The United Nations’ recognition of Hā‘ena and Mo‘omomi reflects the growing understanding of how Native Hawaiian and indigenous knowledge can ensure the health and well-being of not just our local communities, but potentially of our planet and its future generations.”
— Dr. Kamana‘opono Crabbe, former Ka Pouhana and CEO of OHA
The Office of Hawaiian Affairs has been a longtime advocate for community-based resource management, where subsistence communities’ intimate knowledge of and deep connection to their place can perpetuate both Native Hawaiian traditional and customary practices, as well as the natural and cultural resources they rely upon. OHA also understands that Hawaiian resource management perspectives and approaches may hold the key to our islands’ self-sufficiency and climate resiliency, with potential lessons for the entire world.
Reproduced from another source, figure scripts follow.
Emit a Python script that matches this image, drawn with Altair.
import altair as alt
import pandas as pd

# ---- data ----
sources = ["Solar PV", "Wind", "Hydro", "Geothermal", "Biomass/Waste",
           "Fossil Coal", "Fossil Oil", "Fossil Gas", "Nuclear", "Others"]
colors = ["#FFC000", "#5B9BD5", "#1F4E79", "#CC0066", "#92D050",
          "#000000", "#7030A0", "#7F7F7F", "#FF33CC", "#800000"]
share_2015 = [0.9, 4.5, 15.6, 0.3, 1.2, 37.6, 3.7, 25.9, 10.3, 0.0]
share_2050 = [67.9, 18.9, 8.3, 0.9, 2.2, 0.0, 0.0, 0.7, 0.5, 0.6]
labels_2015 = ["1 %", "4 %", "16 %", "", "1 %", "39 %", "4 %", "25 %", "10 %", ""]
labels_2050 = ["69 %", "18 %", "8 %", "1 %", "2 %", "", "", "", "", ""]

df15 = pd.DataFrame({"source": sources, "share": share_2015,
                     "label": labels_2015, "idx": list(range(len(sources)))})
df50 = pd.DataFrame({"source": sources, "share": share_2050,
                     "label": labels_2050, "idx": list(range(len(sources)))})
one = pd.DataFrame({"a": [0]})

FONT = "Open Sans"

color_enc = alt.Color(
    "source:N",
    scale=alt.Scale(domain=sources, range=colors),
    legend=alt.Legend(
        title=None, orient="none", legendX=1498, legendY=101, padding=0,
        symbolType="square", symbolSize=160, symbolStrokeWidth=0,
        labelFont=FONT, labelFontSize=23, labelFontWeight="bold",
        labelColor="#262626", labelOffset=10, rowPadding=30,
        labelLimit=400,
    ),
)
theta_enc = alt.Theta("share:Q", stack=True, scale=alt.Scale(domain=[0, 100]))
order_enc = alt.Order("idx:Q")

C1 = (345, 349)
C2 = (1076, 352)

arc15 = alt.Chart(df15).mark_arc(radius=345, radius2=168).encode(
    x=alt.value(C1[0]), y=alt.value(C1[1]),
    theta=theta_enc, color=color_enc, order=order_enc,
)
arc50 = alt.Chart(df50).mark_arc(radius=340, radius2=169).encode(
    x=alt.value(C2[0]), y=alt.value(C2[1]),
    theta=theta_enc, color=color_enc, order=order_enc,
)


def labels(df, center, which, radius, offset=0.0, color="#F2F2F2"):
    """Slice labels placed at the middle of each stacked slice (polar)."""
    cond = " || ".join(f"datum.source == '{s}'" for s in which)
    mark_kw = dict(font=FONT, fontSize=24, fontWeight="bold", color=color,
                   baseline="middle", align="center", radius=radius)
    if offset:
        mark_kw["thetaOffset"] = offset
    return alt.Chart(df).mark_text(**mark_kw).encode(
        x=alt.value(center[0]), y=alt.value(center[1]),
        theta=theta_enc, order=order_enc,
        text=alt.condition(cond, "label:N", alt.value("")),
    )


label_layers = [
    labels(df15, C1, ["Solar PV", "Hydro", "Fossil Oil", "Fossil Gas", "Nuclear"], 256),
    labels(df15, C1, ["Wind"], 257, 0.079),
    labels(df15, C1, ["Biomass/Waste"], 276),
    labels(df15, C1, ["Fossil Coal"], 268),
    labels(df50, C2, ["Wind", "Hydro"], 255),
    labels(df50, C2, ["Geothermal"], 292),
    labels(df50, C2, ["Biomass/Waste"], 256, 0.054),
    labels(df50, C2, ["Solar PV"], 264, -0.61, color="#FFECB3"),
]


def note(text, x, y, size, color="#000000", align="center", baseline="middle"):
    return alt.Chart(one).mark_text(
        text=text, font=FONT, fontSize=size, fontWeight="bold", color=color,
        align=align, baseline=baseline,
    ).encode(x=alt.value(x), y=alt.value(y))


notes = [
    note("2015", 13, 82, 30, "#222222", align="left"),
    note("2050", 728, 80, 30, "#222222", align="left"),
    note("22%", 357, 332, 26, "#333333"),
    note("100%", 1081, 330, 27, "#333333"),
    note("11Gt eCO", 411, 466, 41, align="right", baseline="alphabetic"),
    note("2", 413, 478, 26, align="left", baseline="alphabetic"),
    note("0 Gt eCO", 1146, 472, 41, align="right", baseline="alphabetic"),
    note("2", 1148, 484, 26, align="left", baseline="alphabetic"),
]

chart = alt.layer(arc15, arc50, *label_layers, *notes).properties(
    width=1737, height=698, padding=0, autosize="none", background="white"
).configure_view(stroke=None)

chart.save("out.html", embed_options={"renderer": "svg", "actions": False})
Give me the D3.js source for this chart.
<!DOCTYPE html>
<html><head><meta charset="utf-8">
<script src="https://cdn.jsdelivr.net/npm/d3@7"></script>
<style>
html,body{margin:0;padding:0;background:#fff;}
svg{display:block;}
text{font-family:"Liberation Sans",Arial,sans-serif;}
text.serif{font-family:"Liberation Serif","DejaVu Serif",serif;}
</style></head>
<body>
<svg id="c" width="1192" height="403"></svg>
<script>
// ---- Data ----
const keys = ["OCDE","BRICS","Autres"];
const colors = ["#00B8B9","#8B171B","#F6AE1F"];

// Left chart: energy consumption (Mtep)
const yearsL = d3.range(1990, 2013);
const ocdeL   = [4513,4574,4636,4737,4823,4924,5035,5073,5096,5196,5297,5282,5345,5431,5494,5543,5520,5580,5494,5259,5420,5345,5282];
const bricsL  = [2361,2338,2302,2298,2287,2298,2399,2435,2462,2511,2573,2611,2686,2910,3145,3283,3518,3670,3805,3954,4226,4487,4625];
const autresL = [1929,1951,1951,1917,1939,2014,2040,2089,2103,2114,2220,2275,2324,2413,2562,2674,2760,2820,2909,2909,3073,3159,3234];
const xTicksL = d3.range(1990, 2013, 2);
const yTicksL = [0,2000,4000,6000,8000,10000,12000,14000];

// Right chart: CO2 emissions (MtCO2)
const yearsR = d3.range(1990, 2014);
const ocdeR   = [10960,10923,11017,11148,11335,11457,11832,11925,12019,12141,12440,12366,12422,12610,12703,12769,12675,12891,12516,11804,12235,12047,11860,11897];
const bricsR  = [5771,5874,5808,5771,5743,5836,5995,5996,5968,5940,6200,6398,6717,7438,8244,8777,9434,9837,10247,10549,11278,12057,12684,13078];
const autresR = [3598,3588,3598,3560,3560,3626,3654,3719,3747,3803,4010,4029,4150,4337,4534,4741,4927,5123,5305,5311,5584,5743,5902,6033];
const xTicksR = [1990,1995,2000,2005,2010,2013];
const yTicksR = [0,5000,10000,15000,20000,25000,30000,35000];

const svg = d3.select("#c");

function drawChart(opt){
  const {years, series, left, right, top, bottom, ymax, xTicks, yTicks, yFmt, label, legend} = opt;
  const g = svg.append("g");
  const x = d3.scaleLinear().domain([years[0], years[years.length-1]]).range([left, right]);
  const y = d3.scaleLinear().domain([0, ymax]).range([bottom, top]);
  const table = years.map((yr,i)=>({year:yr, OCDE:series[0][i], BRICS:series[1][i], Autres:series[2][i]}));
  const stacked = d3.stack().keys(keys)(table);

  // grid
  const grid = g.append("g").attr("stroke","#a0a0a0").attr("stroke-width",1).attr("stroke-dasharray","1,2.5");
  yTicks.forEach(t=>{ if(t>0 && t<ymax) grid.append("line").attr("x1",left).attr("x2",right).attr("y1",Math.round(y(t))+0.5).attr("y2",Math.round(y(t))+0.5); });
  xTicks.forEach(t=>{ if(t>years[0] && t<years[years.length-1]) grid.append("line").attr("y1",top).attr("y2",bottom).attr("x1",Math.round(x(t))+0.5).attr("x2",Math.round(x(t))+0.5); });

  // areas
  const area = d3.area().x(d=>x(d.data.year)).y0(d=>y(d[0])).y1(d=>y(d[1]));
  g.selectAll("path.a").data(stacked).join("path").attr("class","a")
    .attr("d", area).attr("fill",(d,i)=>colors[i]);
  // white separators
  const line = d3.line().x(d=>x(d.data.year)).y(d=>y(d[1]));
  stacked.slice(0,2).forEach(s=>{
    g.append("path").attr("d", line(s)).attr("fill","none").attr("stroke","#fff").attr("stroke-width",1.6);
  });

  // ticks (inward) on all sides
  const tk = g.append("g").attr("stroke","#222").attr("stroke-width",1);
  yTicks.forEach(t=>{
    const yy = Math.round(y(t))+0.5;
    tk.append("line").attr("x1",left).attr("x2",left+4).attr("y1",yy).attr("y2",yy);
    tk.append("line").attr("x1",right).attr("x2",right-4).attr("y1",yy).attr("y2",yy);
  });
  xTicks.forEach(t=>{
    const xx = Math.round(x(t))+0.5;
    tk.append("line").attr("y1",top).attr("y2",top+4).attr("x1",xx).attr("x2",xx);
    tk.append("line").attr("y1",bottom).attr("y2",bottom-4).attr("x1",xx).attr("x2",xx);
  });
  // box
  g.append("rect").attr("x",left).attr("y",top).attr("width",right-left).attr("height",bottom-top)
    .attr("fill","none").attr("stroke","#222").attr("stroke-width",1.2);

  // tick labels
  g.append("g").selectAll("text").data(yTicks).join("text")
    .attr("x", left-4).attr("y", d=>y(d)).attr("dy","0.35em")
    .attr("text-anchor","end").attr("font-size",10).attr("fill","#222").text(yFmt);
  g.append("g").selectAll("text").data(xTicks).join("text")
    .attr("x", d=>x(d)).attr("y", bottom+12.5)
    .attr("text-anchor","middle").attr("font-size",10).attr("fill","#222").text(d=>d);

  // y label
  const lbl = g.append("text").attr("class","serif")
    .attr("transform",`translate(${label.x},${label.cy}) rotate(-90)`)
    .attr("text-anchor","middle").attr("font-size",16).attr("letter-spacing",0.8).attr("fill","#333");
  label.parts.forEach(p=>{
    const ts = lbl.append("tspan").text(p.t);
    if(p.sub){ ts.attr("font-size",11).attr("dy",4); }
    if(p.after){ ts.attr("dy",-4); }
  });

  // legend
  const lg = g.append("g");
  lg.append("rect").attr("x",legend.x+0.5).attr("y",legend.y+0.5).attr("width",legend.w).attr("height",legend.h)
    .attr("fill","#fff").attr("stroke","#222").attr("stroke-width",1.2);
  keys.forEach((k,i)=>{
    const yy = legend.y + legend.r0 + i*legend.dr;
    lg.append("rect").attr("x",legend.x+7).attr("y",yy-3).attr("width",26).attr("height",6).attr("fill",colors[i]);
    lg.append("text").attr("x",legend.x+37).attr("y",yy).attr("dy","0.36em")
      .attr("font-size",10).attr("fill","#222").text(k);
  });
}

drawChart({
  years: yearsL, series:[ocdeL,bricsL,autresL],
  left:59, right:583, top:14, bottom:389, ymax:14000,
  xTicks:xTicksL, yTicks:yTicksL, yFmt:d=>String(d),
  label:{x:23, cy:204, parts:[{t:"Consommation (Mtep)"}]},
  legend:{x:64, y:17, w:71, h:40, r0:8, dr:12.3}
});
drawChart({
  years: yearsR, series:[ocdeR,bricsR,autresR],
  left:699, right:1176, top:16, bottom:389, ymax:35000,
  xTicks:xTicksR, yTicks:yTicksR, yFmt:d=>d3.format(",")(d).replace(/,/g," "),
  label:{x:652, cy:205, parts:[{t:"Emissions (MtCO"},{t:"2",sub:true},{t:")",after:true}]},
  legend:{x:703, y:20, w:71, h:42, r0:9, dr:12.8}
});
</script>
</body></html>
“The United Nations’ recognition of Hā‘ena and Mo‘omomi reflects the growing understanding of how Native Hawaiian and indigenous knowledge can ensure the health and well-being of not just our local communities, but potentially of our planet and its future generations,” stated Dr. Kamana‘opono Crabbe, former Ka Pouhana and CEO of OHA. “That not one, but two of just 22 communities selected from the entire world are from Hawai‘i, reflects the particular value that Hawaiian knowledge brings to the global discussions on climate change, food security and environmental sustainability.”
“OHA commends these Native Hawaiian communities and all others seeking to perpetuate and apply their cultural knowledge, values and practices as a means to mālama ‘āina and care for the resources and people of Hawai‘i nei.”